-- Records for processing --
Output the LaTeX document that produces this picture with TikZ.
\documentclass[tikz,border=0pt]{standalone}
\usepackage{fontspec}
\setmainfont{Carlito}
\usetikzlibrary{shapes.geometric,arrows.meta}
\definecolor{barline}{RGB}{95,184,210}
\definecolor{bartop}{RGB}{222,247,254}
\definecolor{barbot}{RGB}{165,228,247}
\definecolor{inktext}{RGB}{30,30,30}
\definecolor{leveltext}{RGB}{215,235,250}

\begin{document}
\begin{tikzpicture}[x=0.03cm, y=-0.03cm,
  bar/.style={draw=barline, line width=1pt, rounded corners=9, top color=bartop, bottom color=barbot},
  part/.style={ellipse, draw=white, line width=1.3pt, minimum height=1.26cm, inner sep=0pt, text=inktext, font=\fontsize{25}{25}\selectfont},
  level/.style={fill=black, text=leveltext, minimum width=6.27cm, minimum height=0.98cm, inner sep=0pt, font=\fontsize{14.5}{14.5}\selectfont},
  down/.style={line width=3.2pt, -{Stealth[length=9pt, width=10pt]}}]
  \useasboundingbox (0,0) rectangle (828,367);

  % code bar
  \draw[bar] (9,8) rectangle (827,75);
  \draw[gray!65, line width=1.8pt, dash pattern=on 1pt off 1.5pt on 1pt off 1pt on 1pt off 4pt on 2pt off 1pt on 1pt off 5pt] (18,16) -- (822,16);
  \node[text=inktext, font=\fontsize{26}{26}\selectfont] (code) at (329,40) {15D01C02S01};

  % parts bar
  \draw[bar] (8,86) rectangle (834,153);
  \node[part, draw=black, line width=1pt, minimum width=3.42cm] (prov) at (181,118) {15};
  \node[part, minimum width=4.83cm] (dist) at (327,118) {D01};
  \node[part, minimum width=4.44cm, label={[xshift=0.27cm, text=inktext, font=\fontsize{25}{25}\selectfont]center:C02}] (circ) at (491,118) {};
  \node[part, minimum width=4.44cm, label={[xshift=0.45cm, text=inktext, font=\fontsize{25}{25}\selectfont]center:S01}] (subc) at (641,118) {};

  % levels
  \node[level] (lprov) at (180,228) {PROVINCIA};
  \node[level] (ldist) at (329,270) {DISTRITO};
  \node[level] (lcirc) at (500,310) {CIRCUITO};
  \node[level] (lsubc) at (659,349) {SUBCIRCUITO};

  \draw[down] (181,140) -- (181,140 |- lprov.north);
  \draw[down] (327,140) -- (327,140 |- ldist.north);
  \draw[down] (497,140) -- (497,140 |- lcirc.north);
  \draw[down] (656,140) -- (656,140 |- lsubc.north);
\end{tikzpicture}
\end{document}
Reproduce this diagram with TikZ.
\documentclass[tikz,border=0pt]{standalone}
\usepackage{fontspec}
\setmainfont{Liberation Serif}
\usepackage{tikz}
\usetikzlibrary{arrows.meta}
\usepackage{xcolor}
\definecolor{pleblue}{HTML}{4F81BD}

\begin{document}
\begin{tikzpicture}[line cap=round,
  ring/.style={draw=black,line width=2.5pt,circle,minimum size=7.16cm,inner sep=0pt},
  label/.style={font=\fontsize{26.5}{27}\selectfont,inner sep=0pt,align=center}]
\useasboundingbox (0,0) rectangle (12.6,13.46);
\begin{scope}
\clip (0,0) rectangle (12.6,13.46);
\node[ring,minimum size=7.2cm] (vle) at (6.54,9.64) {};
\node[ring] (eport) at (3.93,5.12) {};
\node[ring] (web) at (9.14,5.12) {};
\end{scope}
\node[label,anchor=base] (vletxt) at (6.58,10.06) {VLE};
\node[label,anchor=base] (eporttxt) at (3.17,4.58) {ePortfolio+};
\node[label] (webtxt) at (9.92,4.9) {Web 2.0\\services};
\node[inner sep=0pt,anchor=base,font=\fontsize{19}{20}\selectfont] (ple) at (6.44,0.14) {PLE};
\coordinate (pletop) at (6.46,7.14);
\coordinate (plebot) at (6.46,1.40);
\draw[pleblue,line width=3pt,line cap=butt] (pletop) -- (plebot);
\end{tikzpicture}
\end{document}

-- Aim --
Write down all the entries again without a single difference.

-- Result --
Output the LaTeX document that produces this picture with TikZ.
\documentclass[tikz,border=0pt]{standalone}
\usepackage{fontspec}
\setmainfont{Carlito}
\usetikzlibrary{shapes.geometric,arrows.meta}
\definecolor{barline}{RGB}{95,184,210}
\definecolor{bartop}{RGB}{222,247,254}
\definecolor{barbot}{RGB}{165,228,247}
\definecolor{inktext}{RGB}{30,30,30}
\definecolor{leveltext}{RGB}{215,235,250}

\begin{document}
\begin{tikzpicture}[x=0.03cm, y=-0.03cm,
  bar/.style={draw=barline, line width=1pt, rounded corners=9, top color=bartop, bottom color=barbot},
  part/.style={ellipse, draw=white, line width=1.3pt, minimum height=1.26cm, inner sep=0pt, text=inktext, font=\fontsize{25}{25}\selectfont},
  level/.style={fill=black, text=leveltext, minimum width=6.27cm, minimum height=0.98cm, inner sep=0pt, font=\fontsize{14.5}{14.5}\selectfont},
  down/.style={line width=3.2pt, -{Stealth[length=9pt, width=10pt]}}]
  \useasboundingbox (0,0) rectangle (828,367);

  % code bar
  \draw[bar] (9,8) rectangle (827,75);
  \draw[gray!65, line width=1.8pt, dash pattern=on 1pt off 1.5pt on 1pt off 1pt on 1pt off 4pt on 2pt off 1pt on 1pt off 5pt] (18,16) -- (822,16);
  \node[text=inktext, font=\fontsize{26}{26}\selectfont] (code) at (329,40) {15D01C02S01};

  % parts bar
  \draw[bar] (8,86) rectangle (834,153);
  \node[part, draw=black, line width=1pt, minimum width=3.42cm] (prov) at (181,118) {15};
  \node[part, minimum width=4.83cm] (dist) at (327,118) {D01};
  \node[part, minimum width=4.44cm, label={[xshift=0.27cm, text=inktext, font=\fontsize{25}{25}\selectfont]center:C02}] (circ) at (491,118) {};
  \node[part, minimum width=4.44cm, label={[xshift=0.45cm, text=inktext, font=\fontsize{25}{25}\selectfont]center:S01}] (subc) at (641,118) {};

  % levels
  \node[level] (lprov) at (180,228) {PROVINCIA};
  \node[level] (ldist) at (329,270) {DISTRITO};
  \node[level] (lcirc) at (500,310) {CIRCUITO};
  \node[level] (lsubc) at (659,349) {SUBCIRCUITO};

  \draw[down] (181,140) -- (181,140 |- lprov.north);
  \draw[down] (327,140) -- (327,140 |- ldist.north);
  \draw[down] (497,140) -- (497,140 |- lcirc.north);
  \draw[down] (656,140) -- (656,140 |- lsubc.north);
\end{tikzpicture}
\end{document}
Reproduce this diagram with TikZ.
\documentclass[tikz,border=0pt]{standalone}
\usepackage{fontspec}
\setmainfont{Liberation Serif}
\usepackage{tikz}
\usetikzlibrary{arrows.meta}
\usepackage{xcolor}
\definecolor{pleblue}{HTML}{4F81BD}

\begin{document}
\begin{tikzpicture}[line cap=round,
  ring/.style={draw=black,line width=2.5pt,circle,minimum size=7.16cm,inner sep=0pt},
  label/.style={font=\fontsize{26.5}{27}\selectfont,inner sep=0pt,align=center}]
\useasboundingbox (0,0) rectangle (12.6,13.46);
\begin{scope}
\clip (0,0) rectangle (12.6,13.46);
\node[ring,minimum size=7.2cm] (vle) at (6.54,9.64) {};
\node[ring] (eport) at (3.93,5.12) {};
\node[ring] (web) at (9.14,5.12) {};
\end{scope}
\node[label,anchor=base] (vletxt) at (6.58,10.06) {VLE};
\node[label,anchor=base] (eporttxt) at (3.17,4.58) {ePortfolio+};
\node[label] (webtxt) at (9.92,4.9) {Web 2.0\\services};
\node[inner sep=0pt,anchor=base,font=\fontsize{19}{20}\selectfont] (ple) at (6.44,0.14) {PLE};
\coordinate (pletop) at (6.46,7.14);
\coordinate (plebot) at (6.46,1.40);
\draw[pleblue,line width=3pt,line cap=butt] (pletop) -- (plebot);
\end{tikzpicture}
\end{document}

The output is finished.